The Notorious B.I.G. en vérité, embrasse tout. Il préempte tout, il accapare tout, y compris les sons issus des autres régions, ceux de Californie sur " Going Back To Cali" (oui, Biggie Smalls reviendra bel et bien à Cali, il y mourra même), ceux de Cleveland sur "Notorious Thugs", où il s'affiche avec comme nouveau membre de Bone Thugs-N-Harmony, rappant à la même allure que les intéressés. Il vient aussi jouer avec Too Short à son propre jeu : celui du maquereau sexiste à souhait, sur "The World Is Filled...". Il traverse même les époques, comme avec le "B.I.G. Interlude", qui recycle le “P.S.K. What Does It Mean?” de Schoolly D.

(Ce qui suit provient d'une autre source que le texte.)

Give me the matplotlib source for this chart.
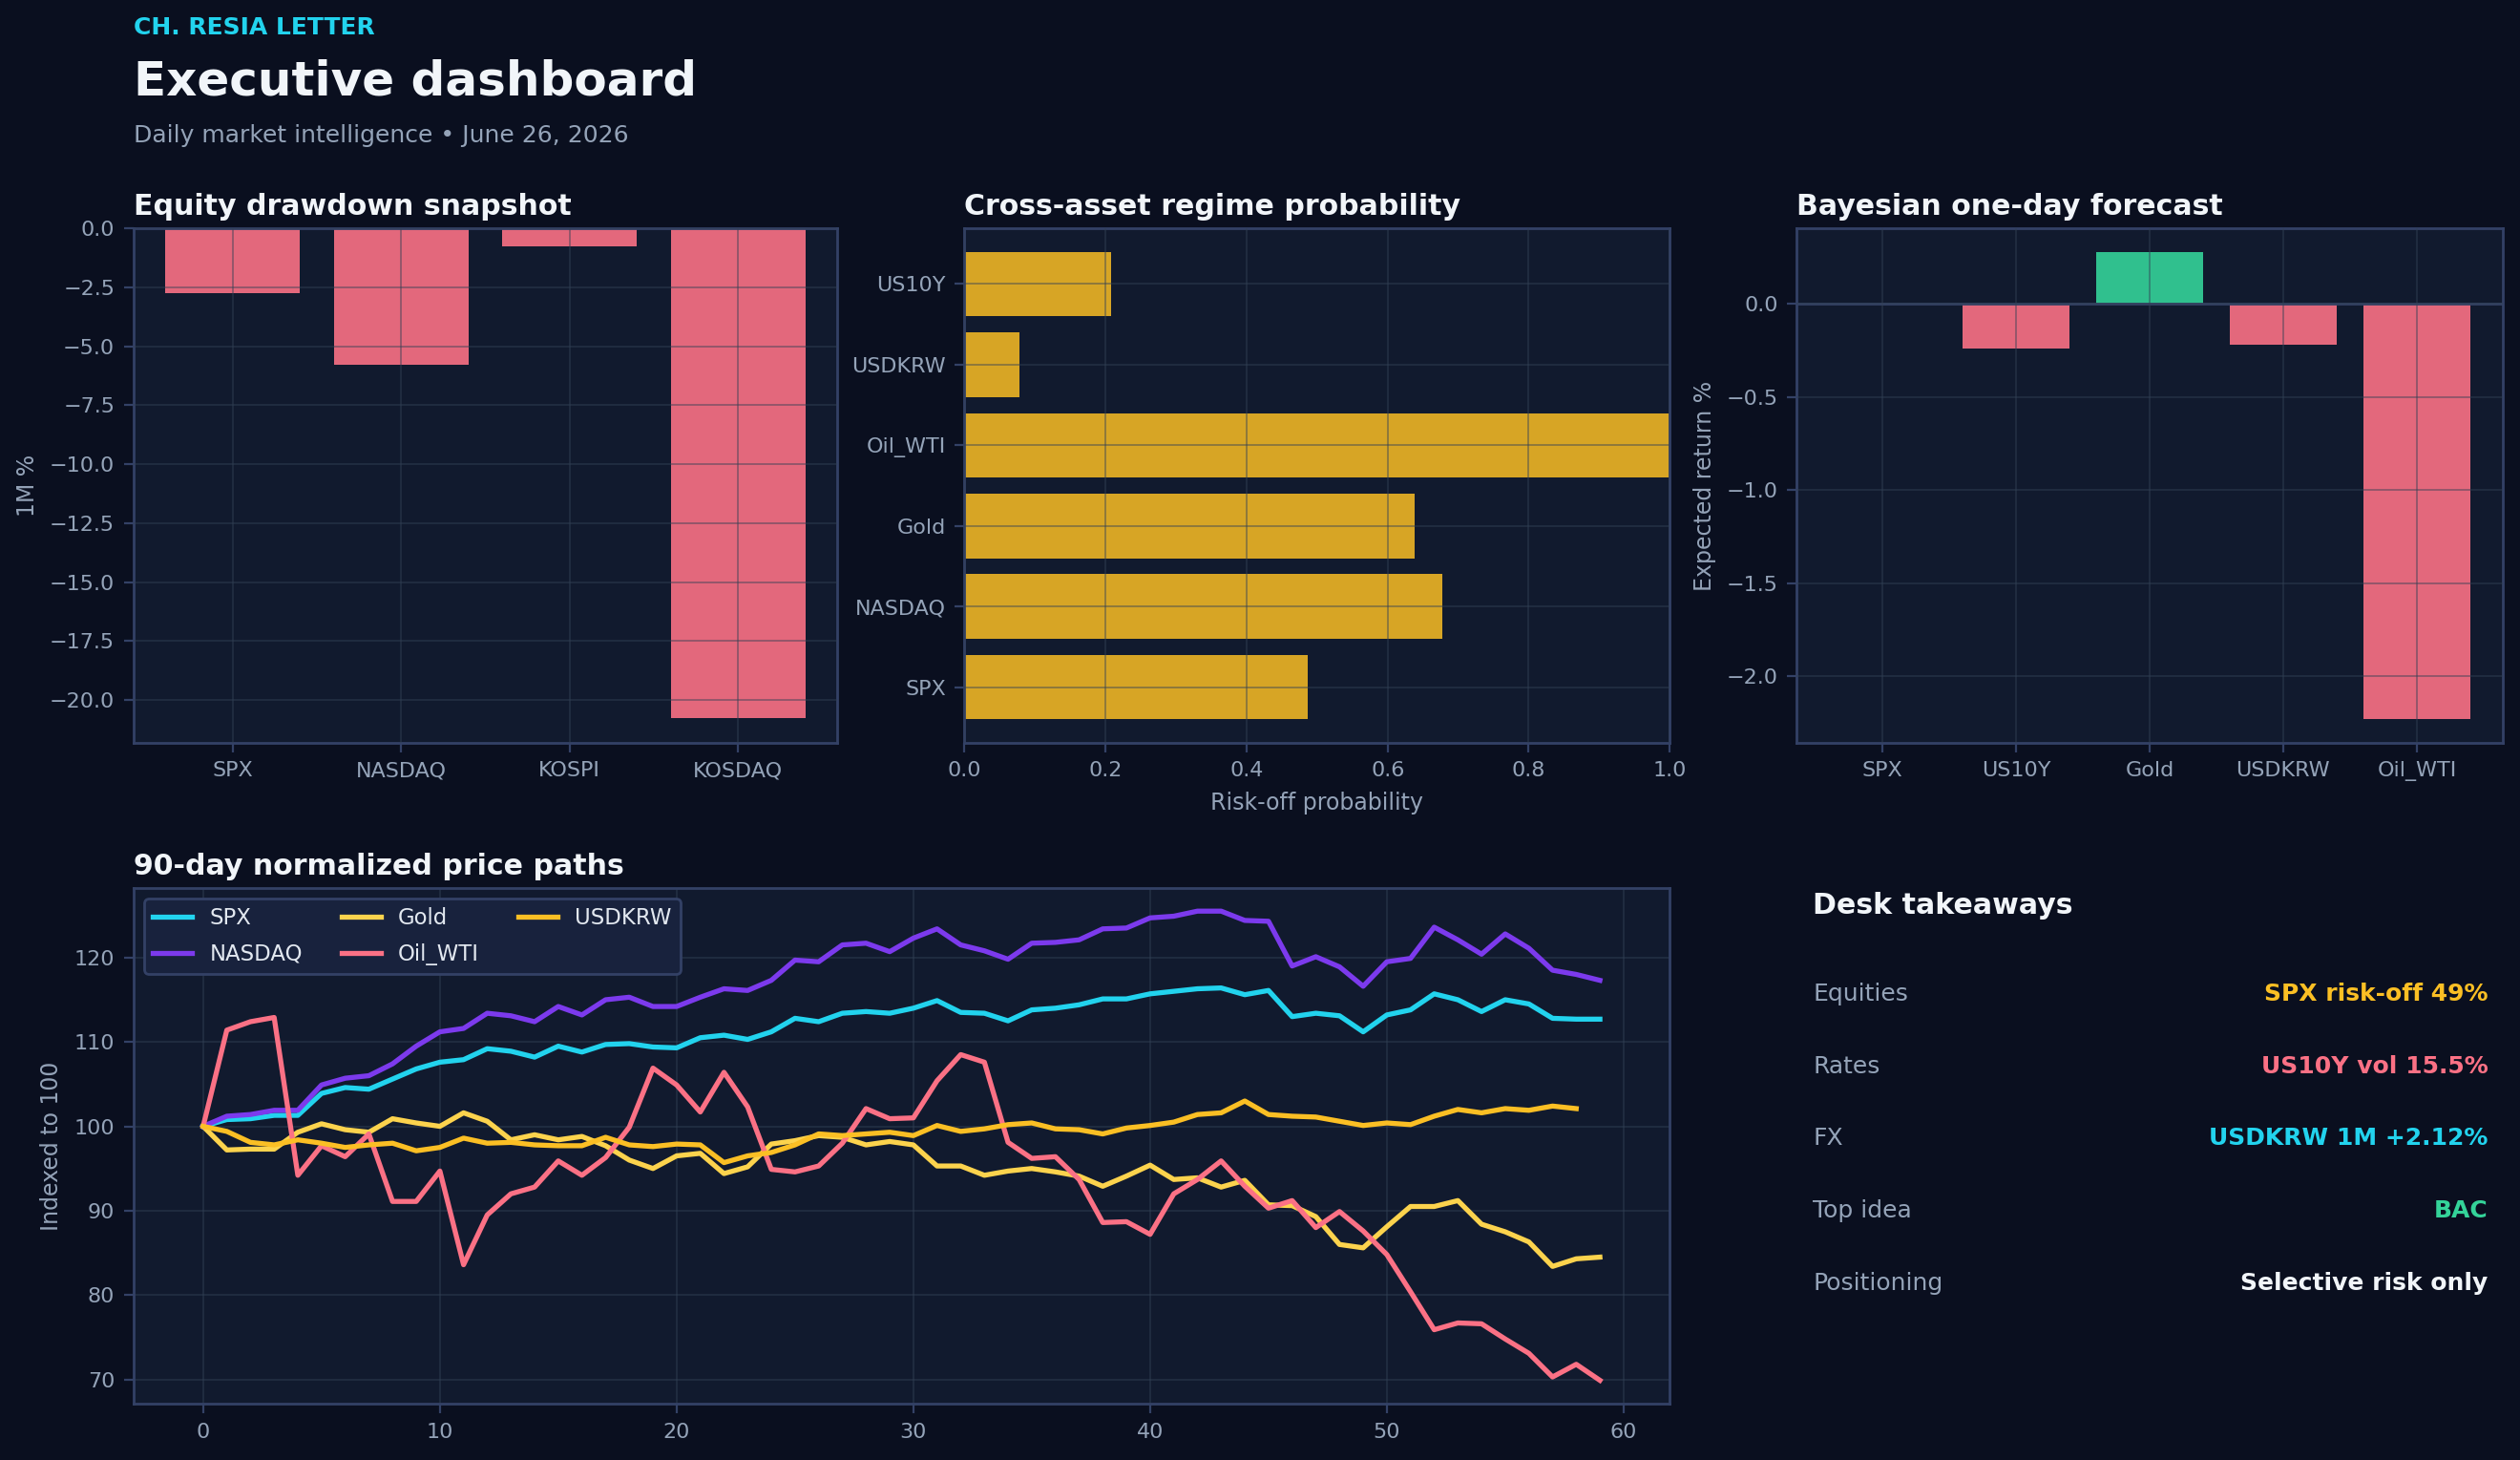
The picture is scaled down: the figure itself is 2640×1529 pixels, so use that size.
import numpy as np
import matplotlib
matplotlib.use("Agg")
import matplotlib.pyplot as plt

BG = "#0a0f1f"
PANEL = "#111a2e"
EDGE = "#334166"
GRID = "#334155"
MUTED = "#94a3b8"
TEXT = "#f1f5f9"

# --- data -------------------------------------------------------------
eq_names = ["SPX", "NASDAQ", "KOSPI", "KOSDAQ"]
eq_1m = [-2.74, -5.79, -0.76, -20.78]

regime_names = ["SPX", "NASDAQ", "Gold", "Oil_WTI", "USDKRW", "US10Y"]
regime_prob = [0.487, 0.678, 0.638, 1.0, 0.078, 0.208]

fc_names = ["SPX", "US10Y", "Gold", "USDKRW", "Oil_WTI"]
fc_ret = [0.003, -0.242, 0.280, -0.221, -2.231]

spx = [100.0, 100.8, 100.9, 101.3, 101.3, 103.9, 104.6, 104.4, 105.6, 106.8,
       107.6, 107.9, 109.2, 108.9, 108.2, 109.5, 108.8, 109.7, 109.8, 109.4,
       109.3, 110.5, 110.8, 110.3, 111.2, 112.8, 112.4, 113.4, 113.6, 113.4,
       114.0, 114.9, 113.5, 113.4, 112.5, 113.8, 114.0, 114.4, 115.1, 115.1,
       115.7, 116.0, 116.3, 116.4, 115.6, 116.1, 113.0, 113.4, 113.1, 111.2,
       113.2, 113.8, 115.7, 115.0, 113.6, 115.0, 114.5, 112.8, 112.7, 112.7]
nasdaq = [100.0, 101.2, 101.4, 101.9, 101.9, 104.9, 105.7, 106.0, 107.4, 109.5,
          111.2, 111.6, 113.4, 113.1, 112.4, 114.2, 113.2, 115.0, 115.3, 114.2,
          114.2, 115.3, 116.3, 116.1, 117.3, 119.7, 119.5, 121.5, 121.7, 120.7,
          122.3, 123.4, 121.5, 120.8, 119.8, 121.7, 121.8, 122.1, 123.4, 123.5,
          124.7, 124.9, 125.5, 125.5, 124.4, 124.3, 119.0, 120.1, 118.9, 116.6,
          119.5, 119.9, 123.6, 122.1, 120.4, 122.8, 121.1, 118.5, 118.0, 117.3]
gold = [100.0, 97.2, 97.3, 97.3, 99.3, 100.3, 99.6, 99.3, 100.9, 100.4,
        100.0, 101.6, 100.6, 98.4, 99.0, 98.4, 98.8, 97.7, 96.0, 95.0,
        96.5, 96.8, 94.4, 95.2, 97.9, 98.3, 98.9, 98.7, 97.8, 98.2,
        97.8, 95.3, 95.3, 94.2, 94.7, 95.0, 94.6, 94.1, 92.9, 94.1,
        95.4, 93.7, 93.9, 92.8, 93.6, 90.7, 90.6, 89.3, 86.0, 85.6,
        88.1, 90.5, 90.5, 91.2, 88.4, 87.5, 86.3, 83.4, 84.3, 84.5]
oil = [100.0, 111.4, 112.4, 112.9, 94.2, 97.7, 96.4, 99.1, 91.1, 91.1,
       94.7, 83.6, 89.5, 92.0, 92.8, 95.9, 94.2, 96.3, 99.9, 106.9,
       104.9, 101.7, 106.4, 102.3, 94.9, 94.6, 95.3, 98.0, 102.1, 100.9,
       101.0, 105.4, 108.5, 107.6, 98.1, 96.2, 96.4, 93.7, 88.6, 88.7,
       87.2, 92.0, 93.7, 95.9, 92.9, 90.3, 91.2, 88.0, 89.9, 87.6,
       84.8, 80.4, 75.9, 76.7, 76.6, 74.8, 73.1, 70.3, 71.8, 69.9]
usdkrw = [100.0, 99.4, 98.1, 97.8, 98.4, 98.0, 97.5, 97.8, 98.0, 97.1,
          97.5, 98.6, 98.0, 98.1, 97.8, 97.7, 97.7, 98.7, 97.8, 97.6,
          97.9, 97.8, 95.7, 96.5, 96.9, 97.8, 99.1, 98.9, 99.1, 99.3,
          98.9, 100.1, 99.4, 99.7, 100.2, 100.4, 99.7, 99.6, 99.1, 99.8,
          100.1, 100.5, 101.4, 101.6, 103.0, 101.4, 101.2, 101.1, 100.6, 100.1,
          100.4, 100.2, 101.2, 102.0, 101.6, 102.1, 101.9, 102.4, 102.1]

takeaway_keys = ["Equities", "Rates", "FX", "Top idea", "Positioning"]
takeaway_vals = ["SPX risk-off 49%", "US10Y vol 15.5%", "USDKRW 1M +2.12%", "BAC", "Selective risk only"]
takeaway_cols = ["#fbbf24", "#fb7185", "#22d3ee", "#34d399", TEXT]

# --- figure -----------------------------------------------------------
fig = plt.figure(figsize=(13.2, 7.645), dpi=200, facecolor=BG)


def style(ax, title):
    ax.set_facecolor(PANEL)
    for s in ax.spines.values():
        s.set_color(EDGE)
        s.set_linewidth(1.0)
    ax.tick_params(colors=MUTED, labelsize=8, color=EDGE)
    ax.grid(True, color=GRID, alpha=0.45, linewidth=0.7)
    ax.set_axisbelow(False)
    ax.set_title(title, loc="left", color=TEXT, fontsize=10.8, fontweight="bold", pad=5)


fig.text(0.053, 0.981, "CH. RESIA LETTER", color="#22d3ee", fontsize=9,
         fontweight="bold", va="center")
fig.text(0.053, 0.944, "Executive dashboard", color=TEXT, fontsize=18,
         fontweight="bold", va="center")
fig.text(0.053, 0.907, "Daily market intelligence \u2022 June 26, 2026", color=MUTED,
         fontsize=9, va="center")

# equity drawdown
ax1 = fig.add_axes([0.0529, 0.4912, 0.2794, 0.3524])
style(ax1, "Equity drawdown snapshot")
ax1.bar(eq_names, eq_1m, color="#fb7185", alpha=0.9, width=0.8)
ax1.set_ylabel("1M %", color=MUTED, fontsize=8.5)

# regime probability
ax2 = fig.add_axes([0.3827, 0.4912, 0.2799, 0.3524])
style(ax2, "Cross-asset regime probability")
ax2.barh(regime_names, regime_prob, color="#fbbf24", alpha=0.85, height=0.8)
ax2.set_xlim(0, 1)
ax2.set_xlabel("Risk-off probability", color=MUTED, fontsize=8.5)

# forecast
ax3 = fig.add_axes([0.7130, 0.4912, 0.2800, 0.3524])
style(ax3, "Bayesian one-day forecast")
cols = ["#34d399" if v >= 0 else "#fb7185" for v in fc_ret]
ax3.bar(fc_names, fc_ret, color=cols, alpha=0.9, width=0.8)
ax3.axhline(0, color=EDGE, linewidth=1.0)
ax3.set_ylabel("Expected return %", color=MUTED, fontsize=8.5)

# price paths
ax4 = fig.add_axes([0.0529, 0.0385, 0.6097, 0.3535])
style(ax4, "90-day normalized price paths")
ax4.set_axisbelow(True)
lw = 1.9
ax4.plot(np.arange(len(spx)), spx, color="#22d3ee", lw=lw, label="SPX")
ax4.plot(np.arange(len(nasdaq)), nasdaq, color="#7c3aed", lw=lw, label="NASDAQ")
ax4.plot(np.arange(len(gold)), gold, color="#fcd34d", lw=lw, label="Gold")
ax4.plot(np.arange(len(oil)), oil, color="#fb7185", lw=lw, label="Oil_WTI")
ax4.plot(np.arange(len(usdkrw)), usdkrw, color="#fbbf24", lw=lw, label="USDKRW")
ax4.set_ylabel("Indexed to 100", color=MUTED, fontsize=8.5)
leg = ax4.legend(loc="upper left", ncol=3, fontsize=8.2, facecolor="#18223d",
                 edgecolor=EDGE, framealpha=1.0, labelcolor="#e2e8f0",
                 labelspacing=0.65, handlelength=1.8, columnspacing=1.8)

# takeaways
ax5 = fig.add_axes([0.7130, 0.0385, 0.2800, 0.3535])
ax5.set_facecolor(BG)
ax5.axis("off")
ax5.text(0.023, 0.966, "Desk takeaways", color=TEXT, fontsize=10.8,
         fontweight="bold", va="center", transform=ax5.transAxes)
for i, (k, v, c) in enumerate(zip(takeaway_keys, takeaway_vals, takeaway_cols)):
    y = 0.794 - i * 0.14
    ax5.text(0.023, y, k, color=MUTED, fontsize=9, va="center", transform=ax5.transAxes)
    ax5.text(0.98, y, v, color=c, fontsize=9, fontweight="bold", va="center",
             ha="right", transform=ax5.transAxes)

fig.savefig("out.png", dpi=200, facecolor=BG)
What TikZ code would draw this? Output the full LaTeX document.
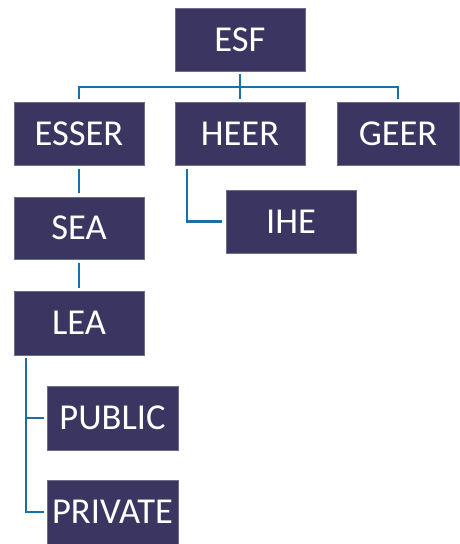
\documentclass[tikz,border=0pt]{standalone}
\usepackage{fontspec}
\setmainfont{Carlito}
\definecolor{boxfill}{HTML}{3B3561}
\definecolor{boxedge}{HTML}{6E6A8C}
\definecolor{linkblue}{HTML}{1A70A6}
\tikzset{
  orgbox/.style={rectangle, fill=boxfill, draw=boxedge, line width=0.5pt, text=white, inner sep=0pt, outer sep=0pt, font=\fontsize{36.5}{36.5}\selectfont},
  link/.style={draw=linkblue, line width=2.7pt}
}
\newcommand{\orgnode}[6]{% name, x1, y1, x2, y2, text
  \node[orgbox, minimum width={(#4-#2)*1pt}, minimum height={(#5-#3)*1pt}] (#1) at ({(#2+#4)/2*1pt},{(544-(#3+#5)/2)*1pt}) {#6};
}
\begin{document}
\begin{tikzpicture}[x=1pt,y=1pt]
\useasboundingbox (0,0) rectangle (459,544);
\orgnode{esf}{175}{8}{305}{71}{ESF}
\orgnode{esser}{14}{102}{144}{165}{ESSER}
\orgnode{heer}{175}{102}{305}{165}{HEER}
\orgnode{geer}{337}{102}{459}{165}{GEER}
\orgnode{ihe}{226}{190}{356}{253}{IHE}
\orgnode{sea}{14}{197}{144}{259}{SEA}
\orgnode{lea}{14}{291}{144}{355}{LEA}
\orgnode{public}{47}{386}{178}{450}{PUBLIC}
\orgnode{private}{47}{480}{178}{544}{PRIVATE}
% connectors
\coordinate (bar) at (240,{544-87});
\draw[link] ([yshift=-3]esf.south) -- ([yshift=3]heer.north);
\draw[link] ([yshift=3]esser.north) |- (bar) -| ([yshift=3]geer.north);
\draw[link] ([yshift=-4]esser.south) -- ([yshift=4]sea.north);
\draw[link] ([yshift=-4]sea.south) -- ([yshift=3]lea.north);
\coordinate (heerdrop) at (187,{544-169});
\draw[link] (heerdrop) |- ([xshift=-4]ihe.west);
\coordinate (leadrop) at (26,{544-358});
\draw[link] (leadrop) |- ([xshift=-3]private.west);
\draw[link] (leadrop |- public.west) -- ([xshift=-3]public.west);
\end{tikzpicture}
\end{document}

Si on fait abstraction des considérations morales, et si on pardonne à ce double-album d'avoir des morceaux dispensables (le dernier mentionné en est un), Life After Death contente tout le monde. S'il en est ainsi, c'est aussi parce que le rappeur brille au micro. Il est technique, il est un sorcier des rimes et il est un conteur hors-pair. Il le montre avec des chansons telles que le vaudeville en deux versions sur "I Got A Story To Tell", ou quand l'épopée vengeresse de "Somebody’s Gotta Die" aboutit au meurtre d'une innocente.

Dans un premier temps, le monde du rap a été choqué par les morts successives de 2Pac et de Biggie. On nous a promis alors qu'il se réveillerait, qu'on ne verrait "plus jamais ça". Mais en réalité, leurs existences ont été si horriblement parfaites dans la tragédie, qu'elles ont défini un standard, qu'elles ont ouvert la voie à Young Slo-Be et aux innombrables rappeurs assassinés. Parce que la fiction ne serait finalement pas tout à fait une fiction, parce que la violence consubstantielle à l'Amérique n'est pas qu'un mythe, parce que ses quartiers défavorisés sont parfois sauvages pour de bon, la réalité doit toujours rattraper l'œuvre. Fût-elle presque parfaite, comme avec les deux albums de Biggie.